La foi n’est pas cependant partout la même, elle a ses diversités; elle manque à un grand nombre, et Là où l’on n’aperçoit plus l’homme de la grâce, il faut parler encore à l’homme de la nature. D’ailleurs, de même que sans s’arrêter aux merveilles sensibles de l’univers, en écartant pour ainsi dire les plus beaux phénomènes, il est permis et il est utile de regarder le système du monde comme un problème purement mathématique et de ne voir dans le ciel étoilé que la mécanique céleste, c’est un droit et une fonction de la raison que de s’abstraire elle-même de la religion, et de chercher à déterminer sous leur forme la plus rigoureuse et la plus scientifique les pures idées qui sont comme l’essence de nos croyances morales et religieuses. Le ciel de l’âme aussi a sa géométrie.

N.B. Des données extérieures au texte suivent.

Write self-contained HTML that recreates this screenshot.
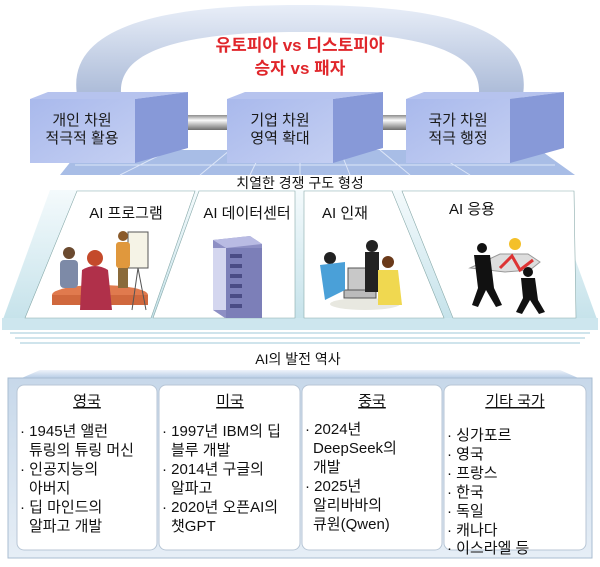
<!DOCTYPE html>
<html><head><meta charset="utf-8"><style>
body{margin:0;width:600px;height:562px;background:#fff;overflow:hidden;font-family:"Liberation Sans","Noto Sans CJK KR",sans-serif}
svg text{font-family:"Liberation Sans","Noto Sans CJK KR",sans-serif}
</style></head><body>
<svg width="600" height="562" viewBox="0 0 600 562" xmlns="http://www.w3.org/2000/svg">
<defs>
<linearGradient id="arch" x1="0" y1="0" x2="0" y2="1"><stop offset="0" stop-color="#e8eef8"/><stop offset="1" stop-color="#a8b8d6"/></linearGradient>
<linearGradient id="pipe" x1="0" y1="0" x2="0" y2="1"><stop offset="0" stop-color="#8c8c8c"/><stop offset=".35" stop-color="#fafafa"/><stop offset="1" stop-color="#6d6d6d"/></linearGradient>
<linearGradient id="front" x1="0" y1="0" x2="1" y2="1"><stop offset="0" stop-color="#a9b9ec"/><stop offset="1" stop-color="#c4cff2"/></linearGradient>
<linearGradient id="band" x1="0" y1="0" x2="0" y2="1"><stop offset="0" stop-color="#eef3fa"/><stop offset="1" stop-color="#8eb0d6"/></linearGradient>
<linearGradient id="frame" x1="0" y1="0" x2="0" y2="1"><stop offset="0" stop-color="#c7d8ea"/><stop offset="1" stop-color="#e6eef6"/></linearGradient>
<linearGradient id="panelbg" x1="0" y1="0" x2="0" y2="1"><stop offset="0" stop-color="#f4fafc"/><stop offset="1" stop-color="#c5e2ea"/></linearGradient>
</defs>
<path d="M78 100 C 60 20, 180 5, 300 5 C 420 5, 540 20, 522 100 L 478 100 C 490 45, 400 32, 300 32 C 200 32, 110 45, 122 100 Z" fill="url(#arch)"/>
<text x="300" y="51" font-size="17" font-weight="bold" fill="#e0262b" text-anchor="middle">유토피아 vs 디스토피아</text>
<text x="300" y="74" font-size="17" font-weight="bold" fill="#e0262b" text-anchor="middle">승자 vs 패자</text>
<polygon points="80,150 540,150 575,175 60,175" fill="#a8bde6"/>
<g stroke="#dde6f8" stroke-width="1">
<line x1="120" y1="175" x2="170" y2="150"/><line x1="200" y1="175" x2="230" y2="150"/><line x1="250" y1="175" x2="262" y2="150"/><line x1="300" y1="175" x2="300" y2="150"/><line x1="350" y1="175" x2="340" y2="150"/><line x1="410" y1="175" x2="380" y2="150"/><line x1="470" y1="175" x2="430" y2="150"/><line x1="75" y1="165" x2="555" y2="165"/>
</g>
<rect x="150" y="115" width="85" height="15" rx="7" fill="url(#pipe)"/>
<rect x="335" y="115" width="80" height="15" rx="7" fill="url(#pipe)"/>
<g>
<polygon points="30,99 48,92 188,92 135,99" fill="#b6c3ee"/>
<polygon points="135,99 188,92 188,148 135,163" fill="#8799d8"/>
<rect x="30" y="99" width="105" height="64" fill="url(#front)"/>
<polygon points="227,99 245,92 383,92 333,99" fill="#b6c3ee"/>
<polygon points="333,99 383,92 383,148 333,163" fill="#8799d8"/>
<rect x="227" y="99" width="106" height="64" fill="url(#front)"/>
<polygon points="406,99 424,92 564,92 510,99" fill="#b6c3ee"/>
<polygon points="510,99 564,92 564,148 510,163" fill="#8799d8"/>
<rect x="406" y="99" width="104" height="64" fill="url(#front)"/>
</g>
<g font-size="15" fill="#1a1a1a" text-anchor="middle">
<text x="82" y="125">개인 차원</text><text x="82" y="143">적극적 활용</text>
<text x="280" y="125">기업 차원</text><text x="280" y="143">영역 확대</text>
<text x="458" y="125">국가 차원</text><text x="458" y="143">적극 행정</text>
</g>
<text x="300" y="188" font-size="14" fill="#111" text-anchor="middle">치열한 경쟁 구도 형성</text>
<polygon points="50,190 550,190 598,322 2,322" fill="url(#panelbg)"/>
<rect x="2" y="318" width="596" height="12" fill="#cde6ee"/>
<g stroke="#cfe4ec" stroke-width="2"><line x1="10" y1="333" x2="590" y2="333"/><line x1="15" y1="338" x2="585" y2="338"/><line x1="20" y1="343" x2="580" y2="343"/></g>
<polygon points="77,191 195,191 151,318 25,318" fill="#fff" stroke="#8aa" stroke-width="0.6"/>
<polygon points="199,191 295,191 295,318 153,318" fill="#fff" stroke="#8aa" stroke-width="0.6"/>
<polygon points="304,191 392,191 444,318 304,318" fill="#fff" stroke="#8aa" stroke-width="0.6"/>
<polygon points="402,191 574,191 576,318 453,318" fill="#fff" stroke="#8aa" stroke-width="0.6"/>
<g font-size="15" fill="#111" text-anchor="middle">
<text x="126" y="218">AI 프로그램</text><text x="247" y="218">AI 데이터센터</text><text x="345" y="218">AI 인재</text><text x="472" y="214">AI 응용</text>
</g>
<g>
<ellipse cx="100" cy="295" rx="48" ry="10" fill="#e07a4e"/>
<rect x="52" y="295" width="96" height="10" fill="#d0683d"/>
<circle cx="69" cy="253" r="6" fill="#6b4a2f"/><rect x="60" y="260" width="18" height="28" rx="4" fill="#7d8aa7"/>
<circle cx="95" cy="258" r="8" fill="#c44a2b"/><path d="M82 270 Q95 262 108 270 L112 310 L80 310Z" fill="#b0304a"/>
<rect x="128" y="232" width="20" height="36" fill="#f5f3e6" stroke="#555"/><line x1="138" y1="268" x2="132" y2="310" stroke="#555"/><line x1="138" y1="268" x2="146" y2="310" stroke="#555"/>
<circle cx="123" cy="236" r="5" fill="#8a5a2a"/><rect x="116" y="242" width="14" height="26" rx="3" fill="#e0983d"/><rect x="118" y="268" width="10" height="20" fill="#8a6a3a"/>
</g>
<g>
<polygon points="213,240 250,236 262,244 262,312 225,318 213,310" fill="#8d8fc4"/>
<polygon points="213,240 250,236 262,244 226,248" fill="#b9bbe3"/>
<rect x="213" y="248" width="13" height="62" fill="#d4d6ef"/>
<rect x="226" y="248" width="36" height="70" fill="#7c7fb8"/>
<g fill="#4a4c85"><rect x="230" y="254" width="12" height="4"/><rect x="230" y="264" width="12" height="4"/><rect x="230" y="274" width="12" height="4"/><rect x="230" y="284" width="12" height="4"/><rect x="230" y="294" width="12" height="4"/><rect x="230" y="304" width="12" height="4"/></g>
</g>
<g>
<ellipse cx="365" cy="304" rx="35" ry="6" fill="#e8e8e0"/>
<rect x="348" y="268" width="24" height="22" fill="#c8c8c8" stroke="#555"/><rect x="344" y="290" width="32" height="8" fill="#bbb" stroke="#555"/>
<circle cx="330" cy="258" r="6" fill="#222"/><path d="M320 265 L345 262 L345 290 L325 300Z" fill="#4aa0d8"/>
<circle cx="372" cy="246" r="6" fill="#222"/><rect x="365" y="252" width="14" height="40" fill="#222"/>
<circle cx="388" cy="262" r="6" fill="#6b3a1a"/><path d="M378 270 L398 270 L402 305 L378 305Z" fill="#f0d850"/>
</g>
<g>
<circle cx="515" cy="244" r="6" fill="#f4c02a"/>
<path d="M470 268 L500 254 L528 254 L540 262 L530 270 L505 272 Z" fill="#ddd" stroke="#999"/>
<polyline points="500,268 512,256 520,270 533,260" fill="none" stroke="#d33" stroke-width="3"/>
<g fill="#111"><circle cx="482" cy="248" r="5"/><path d="M474 255 L490 255 L494 288 L502 305 L496 307 L486 290 L478 307 L472 305 L478 288Z"/>
<circle cx="528" cy="272" r="5"/><path d="M521 278 L535 278 L538 300 L545 312 L539 314 L530 300 L522 314 L516 312 L523 298Z"/></g>
</g>
<text x="298" y="364" font-size="14" fill="#111" text-anchor="middle">AI의 발전 역사</text>
<polygon points="40,370 560,370 592,384 8,384" fill="url(#band)"/>
<rect x="8" y="378" width="584" height="180" fill="url(#frame)" stroke="#a9bdd2"/>
<g fill="#fff" stroke="#b8c6d6" stroke-width="1">
<rect x="17" y="385" width="140" height="165" rx="7"/>
<rect x="159" y="385" width="141" height="165" rx="7"/>
<rect x="302" y="385" width="140" height="165" rx="7"/>
<rect x="444" y="385" width="142" height="165" rx="7"/>
</g>
<g font-size="15" fill="#111" text-anchor="middle" text-decoration="underline">
<text x="87" y="406">영국</text><text x="230" y="406">미국</text><text x="372" y="406">중국</text><text x="515" y="406">기타 국가</text>
</g>
<g font-size="15" fill="#111">
<text x="20" y="436">· 1945년 앨런</text><text x="29" y="455">튜링의 튜링 머신</text><text x="20" y="474">· 인공지능의</text><text x="29" y="493">아버지</text><text x="20" y="512">· 딥 마인드의</text><text x="29" y="531">알파고 개발</text>
<text x="162" y="436">· 1997년 IBM의 딥</text><text x="171" y="455">블루 개발</text><text x="162" y="474">· 2014년 구글의</text><text x="171" y="493">알파고</text><text x="162" y="512">· 2020년 오픈AI의</text><text x="171" y="531">챗GPT</text>
<text x="305" y="434">·  2024년</text><text x="313" y="453">DeepSeek의</text><text x="313" y="472">개발</text><text x="305" y="491">· 2025년</text><text x="313" y="510">알리바바의</text><text x="313" y="529">큐원(Qwen)</text>
<text x="447" y="440">· 싱가포르</text><text x="447" y="459">· 영국</text><text x="447" y="478">· 프랑스</text><text x="447" y="497">· 한국</text><text x="447" y="516">· 독일</text><text x="447" y="535">· 캐나다</text><text x="447" y="553">· 이스라엘 등</text>
</g>
</svg>
</body></html>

Les théologiens éclairés, les Bossuet et les Fénelon, sont loin de répudier cette théodicée philosophique, et c’est le métier des métaphysiciens que d’en reprendre incessamment l’étude. Sans les suivre dans les recherches épineuses dont elle est semée, nous devons donc continuer à exposer le plus clairement que nous pourrons le progrès ordinaire des idées religieuses comme idées pures, même en nous réduisant à celle-ci, la preuve de l’existence de Dieu.

Cette preuve est double jusqu’ici, le consentement général et l’ordre du monde. Le ciel nous préserve de chercher à ruiner l’une ou l’autre : à Kant seul cette témérité est permise, mais il faut bien mesurer la portée, fixer la valeur de la double preuve, fût-ce afin d’expliquer pourquoi l’esprit humain ne s’en est pas contenté.

Quelque autorité qu’on attribue au consentement général, il n’est pas une preuve péremptoire pour un philosophe ni pour un chrétien, une preuve du moins qui puisse être admise sans restriction par l’un ni par l’autre. Pour le philosophe, la constance et la perpétuité d’un témoignage ne démontrent pas autant la réalité de la chose témoignée que la permanence dans la nature humaine d’une raison de croire ce qu’elle affirme. Ce peut être vérité, ce peut être erreur.